### To be done
Pictures excluded, reproduce exactly the lines below from the one with "Convert this chart to D3.js code." through the one with "12, 14, 16];", both included.

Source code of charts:

## begin

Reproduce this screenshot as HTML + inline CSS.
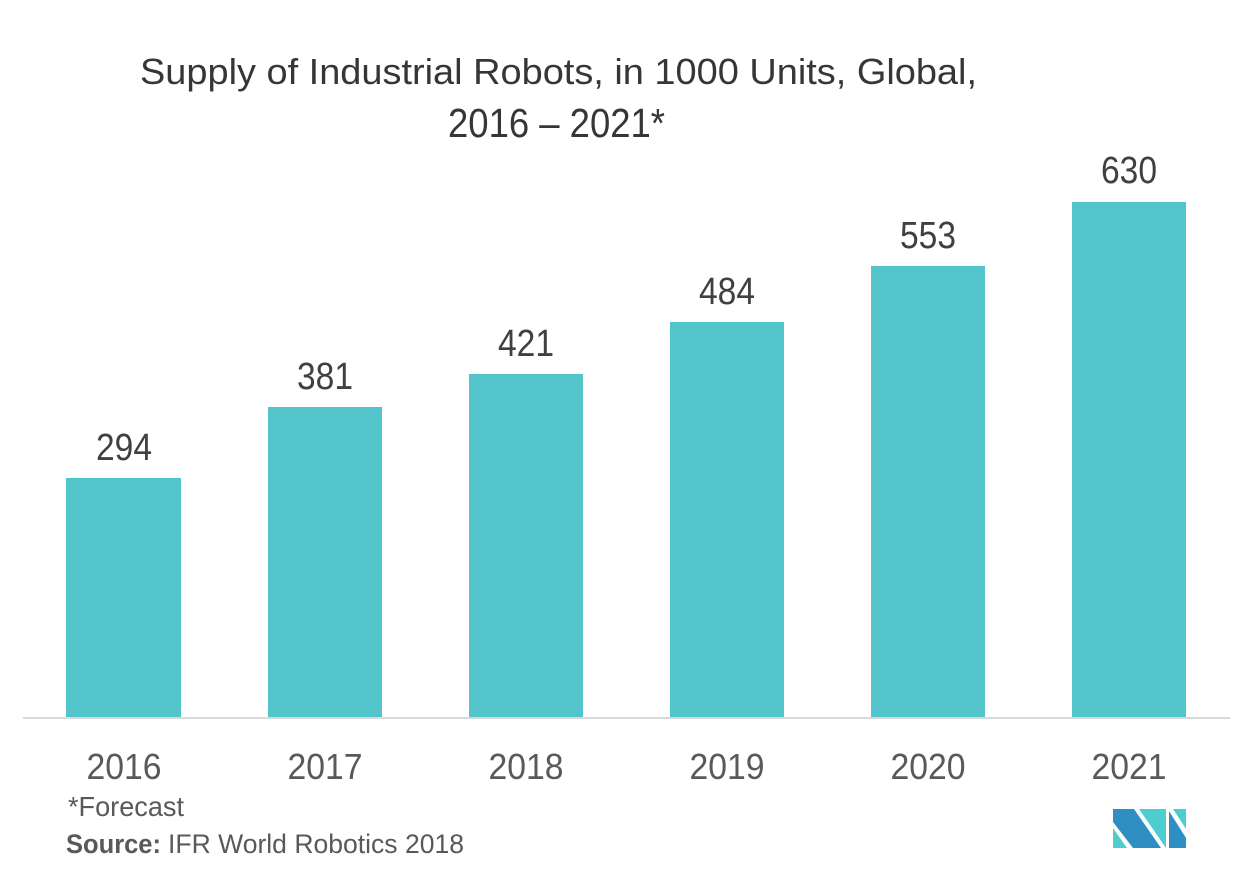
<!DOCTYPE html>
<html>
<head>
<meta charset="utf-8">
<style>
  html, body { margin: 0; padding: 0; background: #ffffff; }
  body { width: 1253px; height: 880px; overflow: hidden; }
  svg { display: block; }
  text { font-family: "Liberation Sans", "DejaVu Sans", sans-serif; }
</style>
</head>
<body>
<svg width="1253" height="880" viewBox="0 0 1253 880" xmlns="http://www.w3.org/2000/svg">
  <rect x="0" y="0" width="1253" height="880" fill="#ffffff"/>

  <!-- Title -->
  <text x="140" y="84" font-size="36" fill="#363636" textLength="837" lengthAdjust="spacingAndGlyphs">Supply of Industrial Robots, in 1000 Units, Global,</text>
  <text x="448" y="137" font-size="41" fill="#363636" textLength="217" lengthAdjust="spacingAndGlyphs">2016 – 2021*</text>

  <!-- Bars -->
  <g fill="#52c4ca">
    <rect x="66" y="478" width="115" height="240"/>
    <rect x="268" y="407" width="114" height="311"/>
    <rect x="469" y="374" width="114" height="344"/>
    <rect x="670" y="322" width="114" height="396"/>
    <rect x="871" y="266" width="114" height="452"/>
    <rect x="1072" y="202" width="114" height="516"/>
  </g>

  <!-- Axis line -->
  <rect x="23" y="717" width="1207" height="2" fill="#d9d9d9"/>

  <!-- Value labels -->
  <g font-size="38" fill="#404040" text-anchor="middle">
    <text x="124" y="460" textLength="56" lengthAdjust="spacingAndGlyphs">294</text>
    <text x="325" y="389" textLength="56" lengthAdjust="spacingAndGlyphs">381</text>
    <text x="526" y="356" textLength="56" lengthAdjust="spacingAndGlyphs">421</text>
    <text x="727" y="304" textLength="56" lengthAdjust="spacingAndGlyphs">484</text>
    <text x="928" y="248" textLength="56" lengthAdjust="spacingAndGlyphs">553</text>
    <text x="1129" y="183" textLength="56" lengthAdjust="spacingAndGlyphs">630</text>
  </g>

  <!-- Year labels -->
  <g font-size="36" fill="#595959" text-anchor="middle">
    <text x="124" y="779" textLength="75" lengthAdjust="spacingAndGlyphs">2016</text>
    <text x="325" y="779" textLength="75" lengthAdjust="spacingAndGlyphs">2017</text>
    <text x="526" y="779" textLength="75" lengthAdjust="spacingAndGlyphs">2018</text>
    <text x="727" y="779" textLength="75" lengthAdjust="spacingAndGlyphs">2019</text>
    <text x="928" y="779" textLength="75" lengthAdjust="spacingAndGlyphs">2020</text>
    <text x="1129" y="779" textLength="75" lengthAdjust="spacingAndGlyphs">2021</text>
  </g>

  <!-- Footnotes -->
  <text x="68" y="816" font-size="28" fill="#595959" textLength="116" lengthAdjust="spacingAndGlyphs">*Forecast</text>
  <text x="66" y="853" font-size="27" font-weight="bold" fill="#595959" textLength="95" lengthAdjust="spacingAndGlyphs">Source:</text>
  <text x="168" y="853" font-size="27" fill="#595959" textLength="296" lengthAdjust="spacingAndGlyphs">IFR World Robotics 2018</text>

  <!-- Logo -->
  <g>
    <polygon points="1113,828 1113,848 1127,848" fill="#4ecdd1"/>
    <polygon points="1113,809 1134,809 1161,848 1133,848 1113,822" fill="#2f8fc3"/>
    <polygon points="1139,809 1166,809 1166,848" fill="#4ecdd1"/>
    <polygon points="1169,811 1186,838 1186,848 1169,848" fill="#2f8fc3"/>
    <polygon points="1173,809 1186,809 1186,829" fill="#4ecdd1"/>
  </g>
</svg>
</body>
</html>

## end
## begin

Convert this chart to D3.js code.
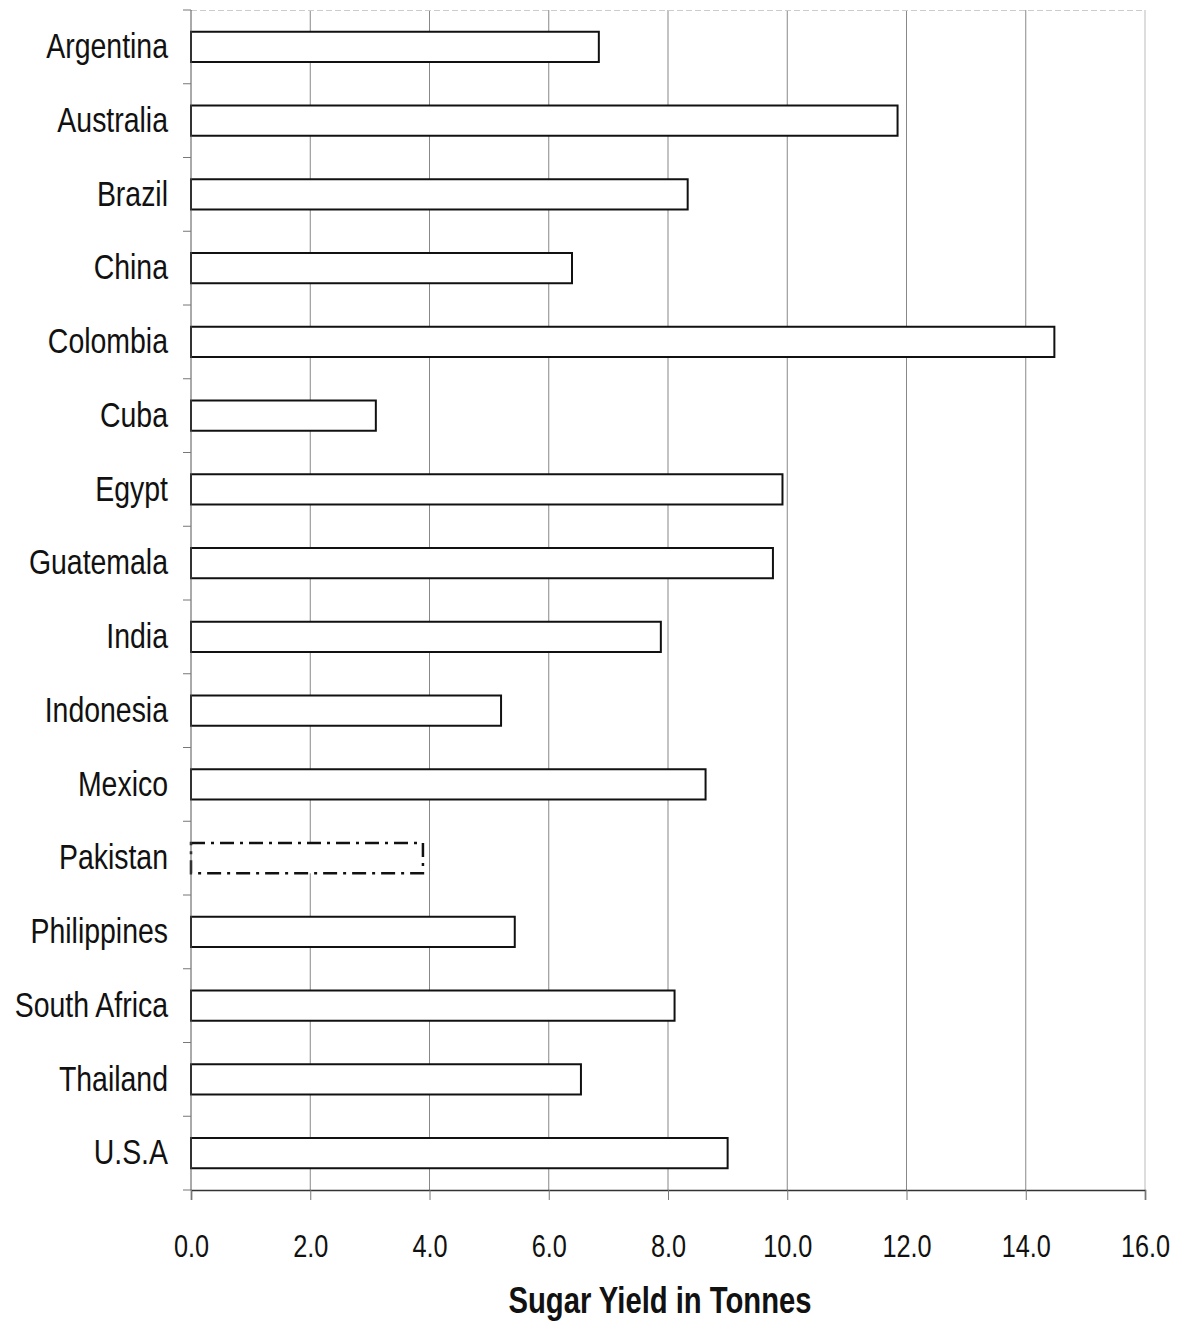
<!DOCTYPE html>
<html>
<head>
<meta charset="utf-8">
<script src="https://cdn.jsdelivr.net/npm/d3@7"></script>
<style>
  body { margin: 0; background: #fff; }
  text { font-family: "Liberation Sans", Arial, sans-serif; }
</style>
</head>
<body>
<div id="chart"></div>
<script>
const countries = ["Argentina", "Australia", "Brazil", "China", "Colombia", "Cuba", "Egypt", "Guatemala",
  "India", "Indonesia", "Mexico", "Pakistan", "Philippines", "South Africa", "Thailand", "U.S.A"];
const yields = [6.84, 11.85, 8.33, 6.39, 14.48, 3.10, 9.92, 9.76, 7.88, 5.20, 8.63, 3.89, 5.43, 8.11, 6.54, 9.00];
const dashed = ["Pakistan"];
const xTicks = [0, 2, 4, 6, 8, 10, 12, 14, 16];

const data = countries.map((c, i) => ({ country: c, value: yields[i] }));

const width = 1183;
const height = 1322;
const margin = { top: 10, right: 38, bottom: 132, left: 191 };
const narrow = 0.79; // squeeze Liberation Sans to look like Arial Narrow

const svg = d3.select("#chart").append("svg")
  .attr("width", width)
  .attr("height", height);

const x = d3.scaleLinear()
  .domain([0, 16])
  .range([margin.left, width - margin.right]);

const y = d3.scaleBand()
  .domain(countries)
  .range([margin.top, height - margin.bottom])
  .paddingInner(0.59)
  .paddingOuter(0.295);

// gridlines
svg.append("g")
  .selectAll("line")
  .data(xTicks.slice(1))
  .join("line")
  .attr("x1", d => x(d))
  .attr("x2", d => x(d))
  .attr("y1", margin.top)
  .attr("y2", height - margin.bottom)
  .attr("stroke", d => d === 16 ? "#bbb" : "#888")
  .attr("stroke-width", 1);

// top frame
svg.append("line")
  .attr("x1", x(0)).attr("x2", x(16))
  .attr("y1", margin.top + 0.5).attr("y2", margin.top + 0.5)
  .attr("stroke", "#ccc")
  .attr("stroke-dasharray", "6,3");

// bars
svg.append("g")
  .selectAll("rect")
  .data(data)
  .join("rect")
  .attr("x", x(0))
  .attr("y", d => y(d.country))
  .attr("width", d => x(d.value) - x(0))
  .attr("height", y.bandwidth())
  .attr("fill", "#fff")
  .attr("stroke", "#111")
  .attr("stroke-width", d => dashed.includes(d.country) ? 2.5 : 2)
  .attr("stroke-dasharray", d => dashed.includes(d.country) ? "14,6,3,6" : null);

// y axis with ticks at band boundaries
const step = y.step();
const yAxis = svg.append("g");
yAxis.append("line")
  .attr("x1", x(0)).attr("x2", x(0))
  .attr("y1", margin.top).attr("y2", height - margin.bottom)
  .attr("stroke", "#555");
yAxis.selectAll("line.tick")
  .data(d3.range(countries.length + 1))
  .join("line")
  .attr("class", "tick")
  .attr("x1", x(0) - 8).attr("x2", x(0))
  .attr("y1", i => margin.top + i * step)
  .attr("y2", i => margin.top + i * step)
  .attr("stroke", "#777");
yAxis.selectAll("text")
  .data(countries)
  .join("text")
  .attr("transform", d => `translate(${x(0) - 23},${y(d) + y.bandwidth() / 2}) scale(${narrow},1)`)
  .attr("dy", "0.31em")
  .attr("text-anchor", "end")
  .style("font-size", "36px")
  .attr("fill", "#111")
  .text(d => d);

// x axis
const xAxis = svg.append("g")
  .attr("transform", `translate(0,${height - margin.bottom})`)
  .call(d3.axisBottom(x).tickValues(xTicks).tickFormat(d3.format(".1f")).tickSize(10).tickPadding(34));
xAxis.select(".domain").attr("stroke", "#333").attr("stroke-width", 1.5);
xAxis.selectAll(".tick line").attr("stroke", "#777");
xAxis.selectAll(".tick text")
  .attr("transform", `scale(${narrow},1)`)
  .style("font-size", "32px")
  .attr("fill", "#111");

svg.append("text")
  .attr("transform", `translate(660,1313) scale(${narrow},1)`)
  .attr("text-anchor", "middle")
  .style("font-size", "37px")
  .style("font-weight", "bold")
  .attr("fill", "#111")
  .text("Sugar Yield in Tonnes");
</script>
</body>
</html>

## end

### Reply to the exercise
Convert this chart to D3.js code.
<!DOCTYPE html>
<html>
<head>
<meta charset="utf-8">
<script src="https://cdn.jsdelivr.net/npm/d3@7"></script>
<style>
  body { margin: 0; background: #fff; }
  text { font-family: "Liberation Sans", Arial, sans-serif; }
</style>
</head>
<body>
<div id="chart"></div>
<script>
const countries = ["Argentina", "Australia", "Brazil", "China", "Colombia", "Cuba", "Egypt", "Guatemala",
  "India", "Indonesia", "Mexico", "Pakistan", "Philippines", "South Africa", "Thailand", "U.S.A"];
const yields = [6.84, 11.85, 8.33, 6.39, 14.48, 3.10, 9.92, 9.76, 7.88, 5.20, 8.63, 3.89, 5.43, 8.11, 6.54, 9.00];
const dashed = ["Pakistan"];
const xTicks = [0, 2, 4, 6, 8, 10, 12, 14, 16];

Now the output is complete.